Un espoir subiste mais on ne s'y attache pas parce que l'on sait qu'il se fonde sur une chance sur un milliard, au moins. Pourtant on ne peut l'ignorer. On le veut mais on y arrive pas.
[nuit]
Un matin. Un ami, son ami, les traits tirés autant, voir plus que les miens. Un silence. Quelques nouvelles échangées à voix basse. Le silence régnant est plus angoissant que tout le reste. Les "petits" qui ne le connaissent pas et qui ne sont même pas au courant de la situation se taisent. C'est dans l'air. C'est dans le village. Dans les yeux des gens. Dans ma famille. Ma grande famille. Tout le monde à 10 kms à la ronde connaît un de nous, c'est inévitable alors le monde se tait.
Une fille arrive. Calypso. Ce matin là, enfin ce matin, elle porte trop bien son nom.
Les mots tombent. Je n'ai jamais autant haï des mots. Ils sont froids, durs, ont la symbolique d'une lame de rasoir. Ils sont notre lame de rasoir.
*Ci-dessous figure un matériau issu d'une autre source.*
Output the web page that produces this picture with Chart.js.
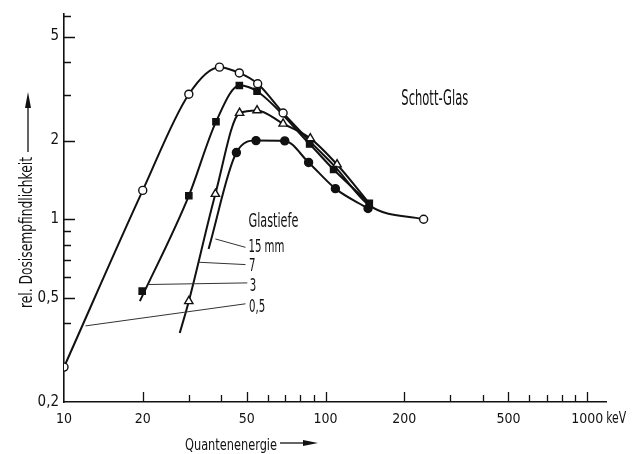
<!DOCTYPE html>
<html>
<head>
<meta charset="utf-8">
<title>Schott-Glas</title>
<script src="https://cdn.jsdelivr.net/npm/chart.js"></script>
<style>
  html, body { margin: 0; padding: 0; background: #fff; overflow: hidden; }
  #wrap { width: 633px; height: 454px; }
</style>
</head>
<body>
<div id="wrap"><canvas id="c" width="633" height="454"></canvas></div>
<script>
// ---------- data ----------
// 0,5 mm glass depth (open circles)
const mark05E = [10, 20, 30, 39.3, 46.8, 55, 68.8, 237];
const mark05V = [0.272, 1.29, 3.01, 3.82, 3.63, 3.30, 2.55, 1.00];
const line05E = [10, 20, 30, 39.3, 46.8, 55, 68.8, 87, 108, 147, 237];
const line05V = [0.272, 1.29, 3.01, 3.82, 3.63, 3.30, 2.55, 1.99, 1.60, 1.13, 1.00];
// 3 mm (filled squares)
const mark3E = [19.9, 30, 38.1, 46.8, 54.7, 86.9, 107.3, 146.9];
const mark3V = [0.531, 1.23, 2.36, 3.25, 3.09, 1.94, 1.55, 1.15];
const line3E = [19.5, 30, 38.1, 46.8, 54.7, 86.9, 107.3, 146.9];
const line3V = [0.486, 1.23, 2.36, 3.25, 3.09, 1.94, 1.55, 1.15];
// 7 mm (open triangles)
const mark7E = [30, 37.9, 46.9, 54.7, 68.8, 87.4, 110.6];
const mark7V = [0.486, 1.25, 2.55, 2.61, 2.32, 2.04, 1.62];
const line7E = [27.7, 30, 37.9, 46.9, 54.7, 68.8, 87.4, 110.6, 146.9];
const line7V = [0.367, 0.486, 1.25, 2.55, 2.61, 2.32, 2.04, 1.62, 1.15];
// 15 mm (filled circles)
const mark15E = [45.6, 54.2, 69.8, 86.1, 109, 145.3];
const mark15V = [1.80, 2.00, 1.995, 1.65, 1.31, 1.10];
const line15E = [35.7, 45.6, 54.2, 69.8, 86.1, 109, 145.3];
const line15V = [0.770, 1.80, 2.00, 1.995, 1.65, 1.31, 1.10];

// axis ticks
const xMajorTicks = [10, 20, 50, 100, 200, 500, 1000];
const xTickLabels = ['10', '20', '50', '100', '200', '500', '1000'];
const xMinorTicks = [30, 40, 60, 70, 80, 90, 300, 400, 600, 700, 800, 900];
const yMajorTicks = [0.2, 0.5, 1, 2, 5];
const yTickLabels = ['0,2', '0,5', '1', '2', '5'];
const yMinorTicks = [0.4, 0.6, 0.7, 0.8, 0.9, 3, 4, 6];

// texts
const titleText = 'Schott-Glas';
const xTitle = 'Quantenenergie';
const yTitle = 'rel. Dosisempfindlichkeit';
const unitText = 'keV';
const legendHead = 'Glastiefe';
const depthLabels = ['15 mm', '7', '3', '0,5'];
// leader lines (data coordinates): from curve to label
const leaderFromE = [37.9, 32.7, 21.1, 12.08];
const leaderFromV = [0.841, 0.685, 0.563, 0.391];
const leaderToE = [49.4, 49.4, 50.2, 49.4];
const leaderToV = [0.781, 0.671, 0.571, 0.475];
// label anchors (data coordinates)
const legendHeadE = 50.7, legendHeadV = 0.978;
const depthLabelE = [50.7, 51.0, 51.3, 51.0];
const depthLabelV = [0.782, 0.659, 0.553, 0.460];
const titleE = 194.7, titleV = 2.86;

// ---------- helpers ----------
const pts = (xs, ys) => xs.map((v, i) => ({ x: v, y: ys[i] }));
const INK = '#111';
const TXT_FONT = "'Liberation Sans Narrow', 'DejaVu Sans Condensed', 'Liberation Sans', Arial, sans-serif";

function lineDs(xs, ys) {
  return {
    data: pts(xs, ys), showLine: true, borderColor: INK, borderWidth: 2,
    pointRadius: 0, cubicInterpolationMode: 'monotone', fill: false, order: 2
  };
}
function markDs(xs, ys, style, radius, filled) {
  return {
    data: pts(xs, ys), showLine: false, pointStyle: style, pointRadius: radius,
    pointBorderColor: INK, pointBackgroundColor: filled ? INK : '#fff',
    pointBorderWidth: 1.4, order: 1
  };
}

function fitText(ctx, text, x, y, size, targetW) {
  ctx.font = size + 'px ' + TXT_FONT;
  const w = ctx.measureText(text).width;
  const s = targetW / w;
  ctx.save();
  ctx.translate(x, y);
  ctx.scale(s, 1);
  ctx.textAlign = 'left';
  ctx.textBaseline = 'middle';
  ctx.fillText(text, 0, 0);
  ctx.restore();
  return s;
}
function scaledText(ctx, text, x, y, size, s) {
  ctx.font = size + 'px ' + TXT_FONT;
  ctx.save();
  ctx.translate(x, y);
  ctx.scale(s, 1);
  ctx.textAlign = 'left';
  ctx.textBaseline = 'middle';
  ctx.fillText(text, 0, 0);
  ctx.restore();
}

const decor = {
  id: 'decor',
  afterDraw(chart) {
    const { ctx, chartArea: a, scales: { x, y } } = chart;
    ctx.save();
    ctx.strokeStyle = INK;
    ctx.fillStyle = INK;
    // inward ticks
    ctx.lineWidth = 1.3;
    ctx.beginPath();
    xMajorTicks.forEach(v => { if (v > 10) { const px = Math.round(x.getPixelForValue(v)) + 0.5; ctx.moveTo(px, a.bottom); ctx.lineTo(px, a.bottom - 10); } });
    xMinorTicks.forEach(v => { const px = Math.round(x.getPixelForValue(v)) + 0.5; ctx.moveTo(px, a.bottom); ctx.lineTo(px, a.bottom - 7); });
    yMajorTicks.forEach(v => { if (v > 0.2) { const py = Math.round(y.getPixelForValue(v)) + 0.5; ctx.moveTo(a.left, py); ctx.lineTo(a.left + 11, py); } });
    yMinorTicks.forEach(v => { const py = Math.round(y.getPixelForValue(v)) + 0.5; ctx.moveTo(a.left, py); ctx.lineTo(a.left + 7, py); });
    ctx.stroke();

    // leader lines
    ctx.lineWidth = 1;
    ctx.strokeStyle = '#333';
    ctx.beginPath();
    leaderFromE.forEach((e, i) => {
      ctx.moveTo(x.getPixelForValue(e), y.getPixelForValue(leaderFromV[i]));
      ctx.lineTo(x.getPixelForValue(leaderToE[i]), y.getPixelForValue(leaderToV[i]));
    });
    ctx.stroke();

    // labels
    ctx.fillStyle = INK;
    fitText(ctx, titleText, x.getPixelForValue(titleE), y.getPixelForValue(titleV), 21, 67);
    fitText(ctx, legendHead, x.getPixelForValue(legendHeadE), y.getPixelForValue(legendHeadV), 20, 50);
    const s = fitText(ctx, depthLabels[0], x.getPixelForValue(depthLabelE[0]), y.getPixelForValue(depthLabelV[0]), 18, 36);
    for (let i = 1; i < depthLabels.length; i++) {
      scaledText(ctx, depthLabels[i], x.getPixelForValue(depthLabelE[i]), y.getPixelForValue(depthLabelV[i]), 18, s);
    }

    // unit after 1000
    fitText(ctx, unitText, x.getPixelForValue(1000) + 19, 419, 16, 20);

    // x title + arrow
    fitText(ctx, xTitle, 185, 446, 16, 92);
    ctx.strokeStyle = INK;
    ctx.lineWidth = 1.3;
    ctx.beginPath(); ctx.moveTo(280, 443); ctx.lineTo(306, 443); ctx.stroke();
    ctx.beginPath(); ctx.moveTo(318, 443); ctx.lineTo(303, 440); ctx.lineTo(303, 446); ctx.closePath(); ctx.fill();

    // y title + arrow
    ctx.save();
    ctx.translate(28, 308);
    ctx.rotate(-Math.PI / 2);
    fitText(ctx, yTitle, 0, 0, 17, 151);
    ctx.restore();
    ctx.beginPath(); ctx.moveTo(28, 152); ctx.lineTo(28, 105); ctx.stroke();
    ctx.beginPath(); ctx.moveTo(28, 92); ctx.lineTo(25, 108); ctx.lineTo(31, 108); ctx.closePath(); ctx.fill();
    ctx.restore();
  }
};

new Chart(document.getElementById('c'), {
  type: 'scatter',
  data: {
    datasets: [
      markDs(mark05E, mark05V, 'circle', 4, false),
      markDs(mark3E, mark3V, 'rect', 4.4, true),
      markDs(mark7E, mark7V, 'triangle', 4.8, false),
      markDs(mark15E, mark15V, 'circle', 4, true),
      lineDs(line05E, line05V),
      lineDs(line3E, line3V),
      lineDs(line7E, line7V),
      lineDs(line15E, line15V)
    ]
  },
  options: {
    responsive: false,
    animation: false,
    events: [],
    layout: { padding: { top: 12, right: 27, left: 0, bottom: 0 } },
    plugins: { legend: { display: false }, tooltip: { enabled: false }, title: { display: false } },
    scales: {
      x: {
        type: 'logarithmic', min: 10, max: 1180, position: 'bottom',
        grid: { display: false, drawTicks: false },
        border: { display: true, color: INK, width: 1.6 },
        afterBuildTicks: s => { s.ticks = xMajorTicks.map(v => ({ value: v })); },
        afterFit: s => { s.height = 52; },
        ticks: {
          autoSkip: false, maxRotation: 0, padding: 9, color: INK,
          font: { family: TXT_FONT, size: 14 },
          callback: (v, i) => xTickLabels[i]
        }
      },
      y: {
        type: 'logarithmic', min: 0.2, max: 6.1, position: 'left',
        grid: { display: false, drawTicks: false },
        border: { display: true, color: INK, width: 1.6 },
        afterBuildTicks: s => { s.ticks = yMajorTicks.map(v => ({ value: v })); },
        afterFit: s => { s.width = 64; },
        ticks: {
          autoSkip: false, padding: 5, color: INK,
          font: { family: TXT_FONT, size: 15 },
          callback: (v, i) => yTickLabels[i]
        }
      }
    }
  },
  plugins: [decor]
});
</script>
</body>
</html>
" Ils l'ont débranché cette nuit"
Les larmes que nos amis pouvaient apercevoir dans nos yeux sont maintenant clairement visibles. Elles ne coulent pas. On en a déjà trop fait couler. Mais ce n'est pas encore assez.
Tourne en rond. Envie de frapper dans quelque chose.
Le bus. Silence. Un de chaque côté de la rangée. Perdu dans les souvenirs. Ainsi que dans l'avenir perdu. Entre nous deux, deux autres personnes. Qui ne comprennent pas. Enfin, qui comprennent moins. Qui souffrent moins.
"Ils l'ont débranché cette nuit"
Je garderai ces mots. Parce que je n'oublie pas. Je n'en suis qu'au premier deuil. Celui du corps. Celui de la mort "pure et simple" comme si c'était pur, ou simple.
Viendra ensuite le deuil de l'avenir qui s'éteint. Des sourires que nous n'aurons pas. Des blagues pas toujours drôles. Des ballades à vélo. Des retraites de communion. De la joie que tu avais sans cesse. Tu n'aura pas eu le temps de me rejoindre en tant que zozoteur de la famille. Je ne te connaissais pas assez. Et je t'aimais. Ca fait pleurer. A part égale avec le reste ? Je ne sais pas. Ca fait pleurer, beaucoup. C'est parce que chaque chose fait pleurer que je n'ai pas assez de larmes.
NO OLVIDO !!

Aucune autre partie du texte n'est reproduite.